Mechanism of Dissolution of a Lithium Salt in an Electrolytic Solvent in a Lithium Ion Secondary Battery: A Direct Ab Initio Molecular Dynamics (AIMD) Study

The mechanism of dissolution of the Li+ ion in an electrolytic solvent is investigated by the direct ab initio molecular dynamics (AIMD) method. Lithium fluoroborate (Li+BF4-) and ethylene carbonate (EC) are examined as the origin of the Li+ ion and the solvent molecule, respectively.
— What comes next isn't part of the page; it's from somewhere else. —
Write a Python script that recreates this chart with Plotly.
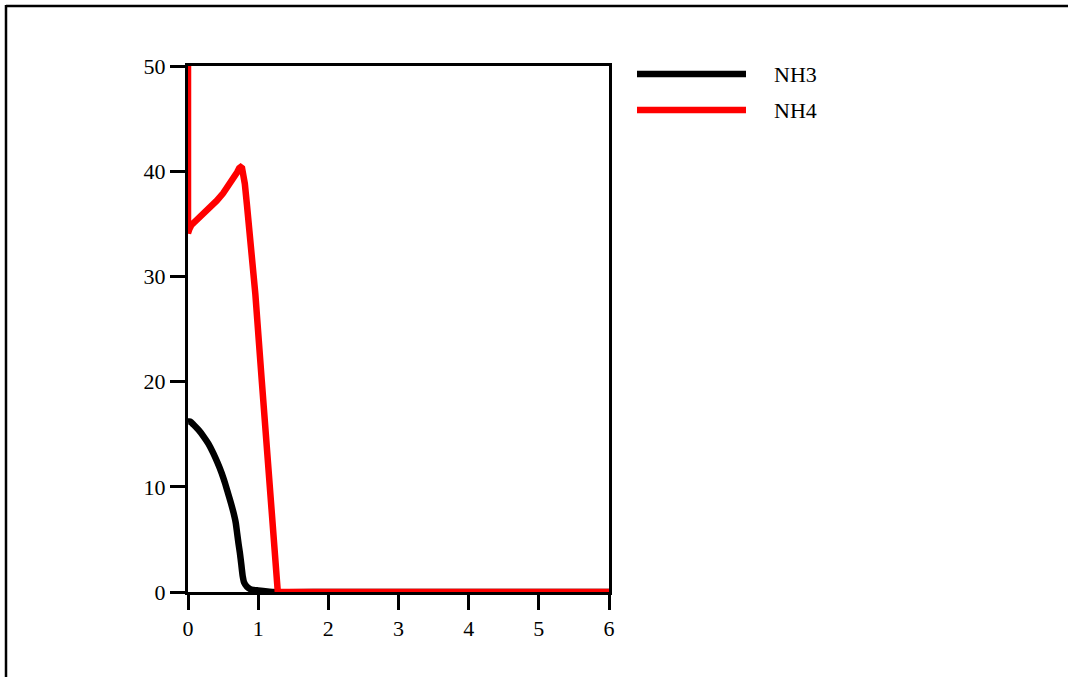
import plotly.graph_objects as go

# NH3 (black)
nh3_x = [0.0, 0.03, 0.08, 0.15, 0.22, 0.29, 0.36, 0.42, 0.48, 0.53, 0.57, 0.61, 0.65, 0.68,
         0.70, 0.72, 0.74, 0.76, 0.78, 0.80, 0.84, 0.88, 0.93, 1.00, 1.07, 1.20, 2, 3, 4, 5, 6]
nh3_y = [16.2, 16.2, 15.9, 15.4, 14.8, 14.1, 13.2, 12.3, 11.3, 10.3, 9.4, 8.5, 7.5, 6.6,
         5.6, 4.6, 3.7, 2.6, 1.5, 0.9, 0.5, 0.3, 0.2, 0.15, 0.1, 0.0, 0, 0, 0, 0, 0]

# NH4 (red)
nh4_x = [0.0, 0.0, 0.02, 0.05, 0.10, 0.17, 0.25, 0.33, 0.41, 0.50, 0.60, 0.66, 0.70, 0.73,
         0.75, 0.77, 0.79, 0.81, 0.84, 0.88, 0.96, 1.05, 1.17, 1.28, 2, 3, 4, 5, 6]
nh4_y = [50.0, 34.1, 34.5, 34.9, 35.2, 35.6, 36.1, 36.6, 37.2, 37.9, 38.8, 39.4, 39.9, 40.3,
         40.4, 40.3, 39.8, 38.8, 36.8, 34.2, 28.3, 20.2, 9.6, 0.0, 0, 0, 0, 0, 0]

series_names = ["NH3", "NH4"]
series_colors = ["#000000", "#ff0000"]

x_ticks = [0, 1, 2, 3, 4, 5, 6]
y_ticks = [0, 10, 20, 30, 40, 50]

FONT = "Liberation Serif"
FS = 22

fig = go.Figure()
fig.add_trace(go.Scatter(x=nh3_x, y=nh3_y, mode="lines", name=series_names[0],
                         line=dict(color=series_colors[0], width=6.5, shape="spline", smoothing=0.6),
                         showlegend=False, cliponaxis=False))
fig.add_trace(go.Scatter(x=nh4_x, y=nh4_y, mode="lines", name=series_names[1],
                         line=dict(color=series_colors[1], width=6.5),
                         showlegend=False, cliponaxis=False))

W, H = 1068, 677
L, R, T, B = 188, 459, 66, 85
pw, ph = W - L - R, H - T - B

def px(x):
    return (x - L) / pw

def py(y):
    return (H - B - y) / ph

shapes = []
annotations = []
# legend
for i, (name, col) in enumerate(zip(series_names, series_colors)):
    yy = py(74 + i * 36)
    shapes.append(dict(type="line", xref="paper", yref="paper", x0=px(637), x1=px(746), y0=yy, y1=yy,
                       line=dict(color=col, width=6.5)))
    annotations.append(dict(xref="paper", yref="paper", x=px(772), y=yy, text=name, showarrow=False,
                            xanchor="left", yanchor="middle", font=dict(family=FONT, size=FS, color="black")))
# outer border (top and left)
shapes.append(dict(type="line", xref="paper", yref="paper", x0=px(6), x1=px(1070), y0=py(6), y1=py(6),
                   line=dict(color="black", width=2.5)))
shapes.append(dict(type="line", xref="paper", yref="paper", x0=px(6), x1=px(6), y0=py(5), y1=py(690),
                   line=dict(color="black", width=2.5)))

fig.update_layout(
    width=W, height=H,
    margin=dict(l=L, r=R, t=T, b=B),
    paper_bgcolor="white", plot_bgcolor="white",
    showlegend=False,
    shapes=shapes, annotations=annotations,
    font=dict(family=FONT, size=FS, color="black"),
)
axis_style = dict(showgrid=False, zeroline=False, showline=True, linecolor="black", linewidth=3,
                  mirror=True, ticks="outside", ticklen=15, tickwidth=3, tickcolor="black",
                  layer="below traces", tickfont=dict(family=FONT, size=FS))
fig.update_xaxes(range=[0, 6], tickvals=x_ticks, ticktext=[str(v) for v in x_ticks], **axis_style)
fig.update_yaxes(range=[0, 50], tickvals=y_ticks, ticktext=[str(v) for v in y_ticks], **axis_style)

fig.write_html("out.html", config={"displayModeBar": False},
               post_script="document.body.style.margin='0';")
This salt is widely utilized as the electrolyte in the lithium ion secondary battery. The binding of EC to the Li+ moiety of the Li+BF4- salt is exo-thermic, and the binding energies at the CAM-B3LYP/6-311++G(d,p) level for n= 1, 2, 3, and 4, where n is the number of EC molecules binding to the Li+ ion, (EC) n(Li+BF4-), are calculated to be 91.5, 89.8, 87.2, and 84.0 kcalmol(-1) (per EC molecule), respectively. The intermolecular distances between Li+ and the F atom of BF4- are elongated: 1.773 angstrom (n= 0), 1.820 angstrom (n= 1), 1.974 angstrom (n= 2), 1.942 angstrom (n= 3), and 4.156 angstrom (n= 4). The atomic bond populations between Li+ and the F atom for n= 0, 1, 2, 3, and 4 are 0.202, 0.186, 0.150, 0.038, and 0.0, respectively. These results indicate that the interaction of Li+ with BF4- becomes weaker as the number of EC molecules is increased. The direct AIMD calculation for n= 4 shows that EC reacts spontaneously with (EC) 3(Li+BF4-) and the Li+ ion is stripped from the salt. The following substitution reaction takes place: EC+(EC)(3)-(Li+BF4-)->(EC)(4)Li+-(BF4-). The reaction mechanism is discussed on the basis of the theoretical results.